Personal information
- Born: October 12, 1966 (age 59) Cincinnati, Ohio, U.S.
- Listed height: 6 ft 6 in (1.98 m)
- Listed weight: 180 lb (82 kg)

Career information
- High school: Withrow (Cincinnati, Ohio)
- College: Indiana (1985–1988); Kansas (1989–1990);
- NBA draft: 1990: undrafted
- Playing career: 1990–1997
- Position: Shooting guard
- Number: 4

Career history
- 1990–1991: Sacramento Kings

Career highlights
- NCAA champion (1987); Second-team Parade All-American (1985); McDonald's All-American (1985);
- Stats at NBA.com
- Stats at Basketball Reference

= Rick Calloway =

American basketball player

Richard Marlon Calloway (born October 12, 1966) is an American former professional basketball player.
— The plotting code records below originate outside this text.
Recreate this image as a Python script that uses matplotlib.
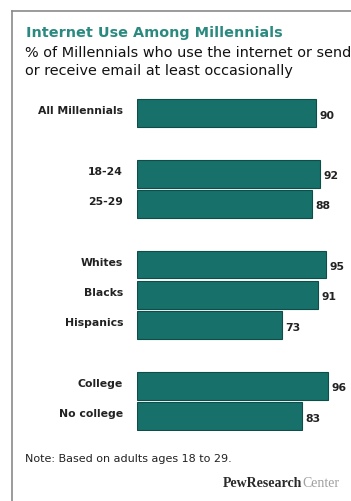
import matplotlib.pyplot as plt
from matplotlib.lines import Line2D

# Data
categories = ['All Millennials', '18-24', '25-29', 'Whites', 'Blacks',
              'Hispanics', 'College', 'No college']
values = [90, 92, 88, 95, 91, 73, 96, 83]
# row slots (blank slots separate the groups)
slots = [0, 2, 3, 5, 6, 7, 9, 10]

bar_color = '#17706a'
edge_color = '#0e4d48'
title_color = '#2b8a80'

W, H = 351, 502
fig = plt.figure(figsize=(W / 100, H / 100), dpi=100)

# axes placed in pixel coords: x 0..100 spans 199 px starting at x=137
top_px, bot_px = 98.85, 432.15
ax = fig.add_axes([137 / W, 1 - bot_px / H, 199 / W, (bot_px - top_px) / H])
ax.barh(slots, values, height=0.92, color=bar_color, edgecolor=edge_color,
        linewidth=0.8)
ax.set_xlim(0, 100)
ax.set_ylim(10.5, -0.5)
ax.set_yticks([s - 0.12 for s in slots])
ax.set_yticklabels(categories, fontsize=7.8, fontweight='bold', color='#222222')
ax.tick_params(axis='y', length=0, pad=10)
ax.set_xticks([])
for s in ax.spines.values():
    s.set_visible(False)

for y, v in zip(slots, values):
    ax.text(v + 1.5, y + 0.05, str(v), va='center', ha='left', fontsize=7.8,
            fontweight='bold', color='#222222', clip_on=False)

# frame lines (top and left)
fig.add_artist(Line2D([12 / W, 12 / W], [0, 1 - 12 / H], color='#8a8a8a', lw=1.2))
fig.add_artist(Line2D([12 / W, 1], [1 - 12 / H, 1 - 12 / H], color='#8a8a8a', lw=1.2))

fig.text(26 / W, 1 - 33 / H, 'Internet Use Among Millennials', fontsize=10.4,
         fontweight='bold', color=title_color, va='center', ha='left')
fig.text(25 / W, 1 - 53 / H, '% of Millennials who use the internet or send',
         fontsize=10.4, color='#111111', va='center', ha='left')
fig.text(25 / W, 1 - 71 / H, 'or receive email at least occasionally',
         fontsize=10.4, color='#111111', va='center', ha='left')

fig.text(25 / W, 1 - 459 / H, 'Note: Based on adults ages 18 to 29.',
         fontsize=8, color='#222222', va='center', ha='left')
pew = fig.text(223 / W, 1 - 484 / H, 'PewResearch', fontsize=10,
               family='Liberation Serif', fontweight='bold', color='#2a2a2a',
               va='center', ha='left')
fig.canvas.draw()
bb = pew.get_window_extent()
fig.text(bb.x1 / W, 1 - 484 / H, 'Center', fontsize=10, family='Liberation Serif',
         color='#a0a0a0', va='center', ha='left')

fig.savefig('out.png', dpi=100, facecolor='white')
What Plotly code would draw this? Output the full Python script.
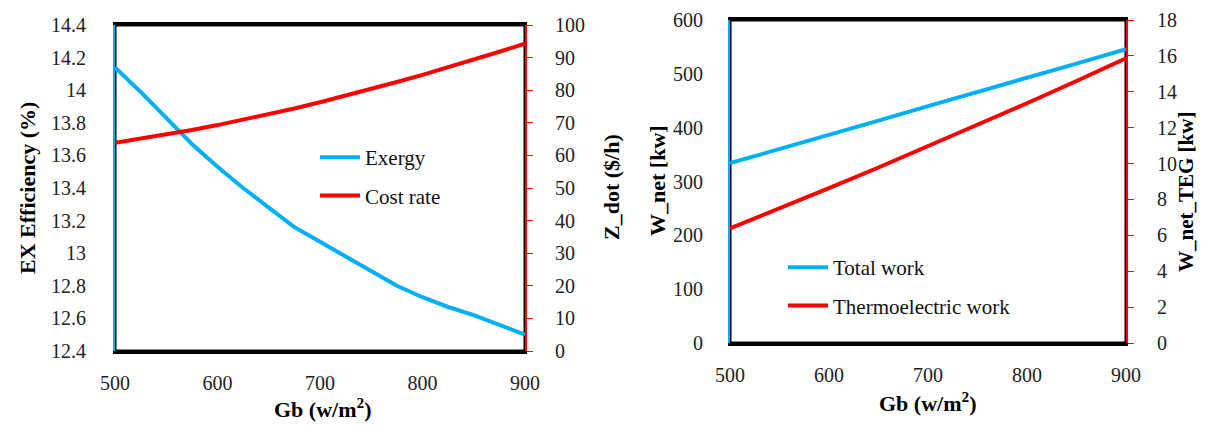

He played one season in the National Basketball Association (NBA) for the Sacramento Kings during the 1990–91 season. Born in Cincinnati, Ohio, he attended Indiana University and transferred to the University of Kansas in 1988. Calloway was a 6'6" 180 lb forward.

Calloway was selected in the 1990 CBA Draft by the Omaha Racers, and played for the Columbus Horizon and Rochester Renegade in that league. He also played professionally in Argentina and Poland.

Calloway is now a partner in swimming pool construction company, Beyond Blue Pools, in the Houston area.